The Beauty Queen of Leenane

Martin McDonagh
Theatre Royal, York
(2004)

Sentimental stereotypes of Ireland and the Irish have long been a staple of popular entertainment in England. Quaint stone cottages, peat fires, beautiful colleens and grey-haired old mothers in their rocking chairs are just a few of the images that spring to mind, and Martin McDonagh gleefully takes a sledgehammer to them all in the deliciously nasty Beauty Queen of Leenane. This tale of family strife, torture and lumpy Complan was his first play and was showered with awards when it appeared in 1996.

The Beauty Queen of Leenane revolves around Mag (Tessa Worsley), an elderly woman living with her unmarried daughter Maureen (Marianne March) in the wilds of Connemara. The phrase "I hope I die before I get old" was probably inspired by a senior citizen very much like Mag - ungrateful, unhygienic and thoroughly unpleasant, she treats Maureen like an unpaid servant and is oblivious to the fact that a forty year old woman might long for a life of her own. No wonder Maureen's married sisters have forgotten their mother's birthday two years in a row…

A last chance for romance enters Maureen's life in the form of Peto (Paul M Meston), a local man who usually works as a builder in England but is visiting Leenane for a family party. They spend the night together, Peto returns to England and writes to Maureen, asking her to start a new life with him in America. But he entrusts the letter to his unreliable brother Ray (Jamie Beamish) and the letter ends up in Mag's hands. Will she open it? Will Maureen escape from a life of feeding chickens and bickering with her mother? Will Mag ever get off her backside and make her own feckin' Complan?

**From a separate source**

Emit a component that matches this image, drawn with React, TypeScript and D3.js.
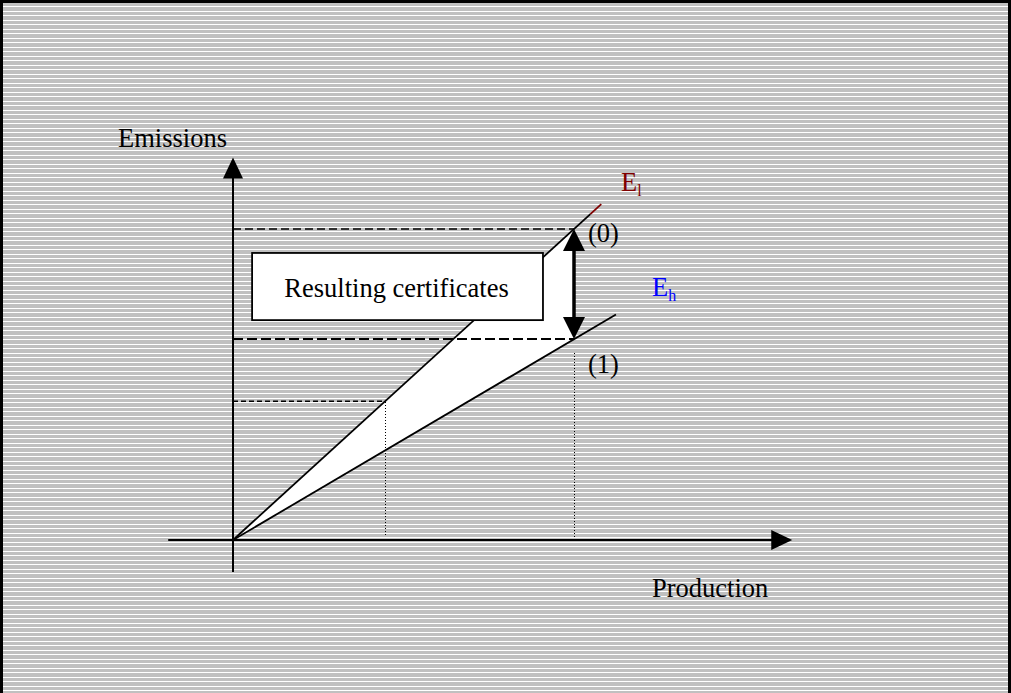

The cast, under the direction of Marcus Rohmer, are uniformly excellent. Marianne March conveys Maureen's bitterness at the waste of her life, Paul M Meston makes the most of the kind-hearted Peto - his "morning after" encounter with Mag is a gem - and Jamie Beamish is hilarious as Ray, still simmering with resentment against Maureen for confiscating one of his toys ten years ago. But almost inevitably Tessa Worsley steals the show as Mag the malodorous matriarch ("Your house smells better since your mother died," says Ray after Mag has come to an awful end - I won't spoil the shock by giving details).

Full marks too for Liam Doona's set, which features an old-fashioned cyclorama, a smoking chimney and a cottage interior including the kitchen sink without which Mag's toilet facilities would be incomplete. The Beauty Queen of Leenane is another winner for the Theatre Royal.